6) What kinds of future plans/writing projects do you have in mind?

I have pondered a series of possible topics for the next book, such as the role of religion in developing notions of whiteness in American history, or the significance of American Protestant home missions for cultural formations of race, religion, and pluralism. But what I've started working on now is the issue of religious freedom in nineteenth and twentieth century America. A familiar narrative of progress charts the expansion of religious freedom from the time of the Pilgrims, to the founding of the new republic and its guarantee of religious liberty to all, to the gradual inclusion of Jews, Catholics, and eventually (at least in theory) adherents of any of the world's religions. I have no desire to disprove this narrative as such, but I do want to make the picture more complex by showing some of the contradictions and limitations of the religious freedom ideal. Ironically, for example, America's very self-identification as the bastion of liberty (along with Protestant certainties about the Protestant origins of liberty) often provided ideological justification for the marginalization of religious minorities, particularly of Catholics, who were repeatedly condemned as the enemies of liberty, as well as for imperial conquests and invasions around the world.

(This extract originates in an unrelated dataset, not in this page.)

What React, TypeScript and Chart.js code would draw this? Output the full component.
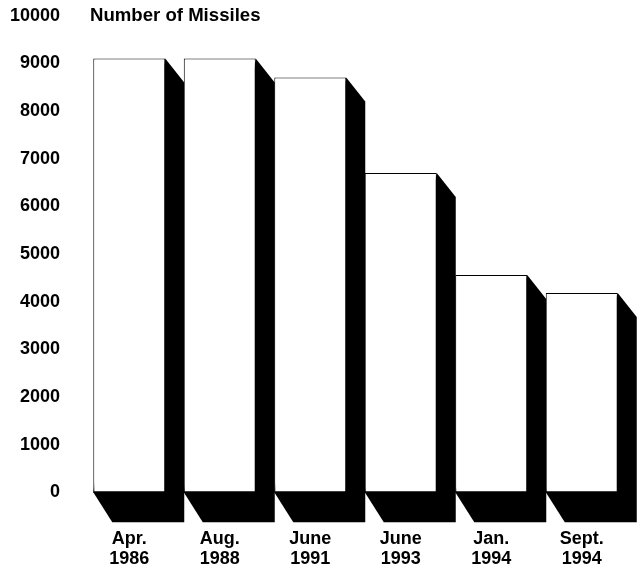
import React, { useEffect, useRef } from 'react';
import { Chart, registerables } from 'chart.js';

Chart.register(...registerables);

const categories: string[][] = [
  ['Apr.', '1986'],
  ['Aug.', '1988'],
  ['June', '1991'],
  ['June', '1993'],
  ['Jan.', '1994'],
  ['Sept.', '1994'],
];
const missiles: number[] = [9100, 9100, 8700, 6700, 4560, 4180];
const yTicks: number[] = [0, 1000, 2000, 3000, 4000, 5000, 6000, 7000, 8000, 9000, 10000];
const chartTitle = 'Number of Missiles';

const FONT_FAMILY = '"Liberation Sans", Arial, Helvetica, sans-serif';

const extrudePlugin = {
  id: 'extrude',
  beforeDatasetsDraw(chart: any) {
    const ctx = chart.ctx;
    const meta = chart.getDatasetMeta(0);
    const dx = 19;
    const dyTop = 24;
    const dyBottom = 30;
    ctx.save();
    ctx.fillStyle = '#000';
    meta.data.forEach((bar: any) => {
      const { x, y, base, width } = bar.getProps(['x', 'y', 'base', 'width'], true);
      const L = x - width / 2;
      const R = x + width / 2;
      ctx.beginPath();
      ctx.moveTo(R, y);
      ctx.lineTo(R + dx, y + dyTop);
      ctx.lineTo(R + dx, base + dyBottom);
      ctx.lineTo(L + dx, base + dyBottom);
      ctx.lineTo(L, base);
      ctx.closePath();
      ctx.fill();
    });
    ctx.restore();
  },
};

const titlePlugin = {
  id: 'cornerTitle',
  afterDraw(chart: any) {
    const ctx = chart.ctx;
    const yScale = chart.scales.y;
    ctx.save();
    ctx.font = `bold 18.6px ${FONT_FAMILY}`;
    ctx.fillStyle = '#000';
    ctx.textAlign = 'left';
    ctx.textBaseline = 'middle';
    ctx.fillText(chartTitle, chart.chartArea.left + 6, yScale.getPixelForValue(yTicks[yTicks.length - 1]));
    ctx.restore();
  },
};

export default function App() {
  const canvasRef = useRef<HTMLCanvasElement | null>(null);

  useEffect(() => {
    const canvas = canvasRef.current;
    if (!canvas) return;
    const chart = new Chart(canvas, {
      type: 'bar',
      data: {
        labels: categories,
        datasets: [
          {
            data: missiles,
            backgroundColor: '#ffffff',
            borderColor: '#000000',
            borderWidth: 1,
            borderSkipped: false,
            barPercentage: 0.795,
            categoryPercentage: 1,
          },
        ],
      },
      options: {
        responsive: false,
        animation: false,
        events: [],
        layout: { padding: { left: 10, right: 13, top: 15.6, bottom: 0 } },
        plugins: {
          legend: { display: false },
          tooltip: { enabled: false },
          title: { display: false },
        },
        scales: {
          x: {
            grid: { display: false, drawTicks: false },
            border: { display: false },
            afterFit: (scale: any) => {
              scale.height = 78.7;
              scale.paddingLeft = 0;
              scale.paddingRight = 0;
            },
            ticks: {
              color: '#000',
              font: { family: FONT_FAMILY, size: 18, weight: 'bold', lineHeight: 1.1 },
              padding: 37,
              maxRotation: 0,
              autoSkip: false,
            },
          },
          y: {
            min: 0,
            max: 10000,
            grid: { display: false, drawTicks: false },
            border: { display: false },
            afterBuildTicks: (axis: any) => {
              axis.ticks = yTicks.map((v) => ({ value: v }));
            },
            afterFit: (scale: any) => {
              scale.width = 74;
              scale.paddingTop = 0;
              scale.paddingBottom = 0;
            },
            ticks: {
              color: '#000',
              font: { family: FONT_FAMILY, size: 18, weight: 'bold' },
              padding: 24,
              callback: (v: any) => String(v),
            },
          },
        },
      },
      plugins: [extrudePlugin, titlePlugin],
    });
    return () => chart.destroy();
  }, []);

  return (
    <div style={{ position: 'absolute', left: 0, top: 0, width: 640, height: 571, background: '#fff' }}>
      <canvas ref={canvasRef} width={640} height={571} style={{ display: 'block' }} />
    </div>
  );
}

Further, as I've shown for Native Americans in WE HAVE A RELIGION, the very ideal of religious liberty carries cultural assumptions about the very nature of religion, assumptions that have continued to push religious minorities to fit into the dominant mold. Religious liberty is of course a laudable ideal and I would not want to abandon it, but we need to grapple with the problems of bias and exclusion that may actually be intrinsic to its historical and theoretical formulations.